As I arrive to meet Curley, I notice I’m not the only one seeking to steal a few minutes of his time. Two photographers linger around the shop waiting to start a shoot, and I have the time to take in the vast selection of chocolates available. Whilst the store also serves as a patisserie and ice-cream parlour, the chocolates steal the show. But forget sugar and spice and all things nice; these are unmistakeably grown-up treats for true connoisseurs.

The majority are dark with flavours even I haven’t heard of before, and I’ve had my fair share of chocolate over the years. There’s a tremendous Japanese influence, with flavours including saki and apricot and wasabi, and Curley confesses that in the rare occasions that he can be dragged away from the store, he travels to Japan, the home of his wife, Suzue, and a land of culinary concoctions to inspire his palatte. When I ask him about his choice of rare flavours, he says that “if you want to be at the top, you need consistency but you must also keep evolving.”

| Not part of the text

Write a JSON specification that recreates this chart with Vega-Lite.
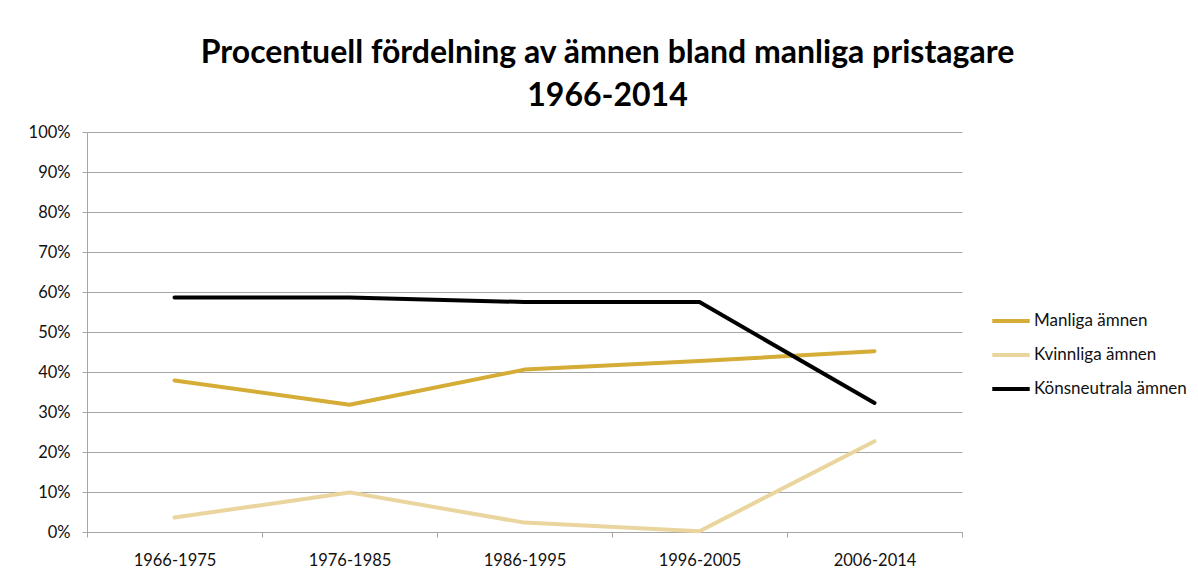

Curley uses predominantly dark chocolates to ensure that the complex flavours are not overpowered by a sugary aftertaste. He tells me that he doesn’t add sweeteners of any kind to the chocolate, and prefers to let the flavours speak for themselves. This they certainly do, and performing the statutory tasting on the box he offers me at the end of our interview has all the excitement and complexity of a wine-tasting session.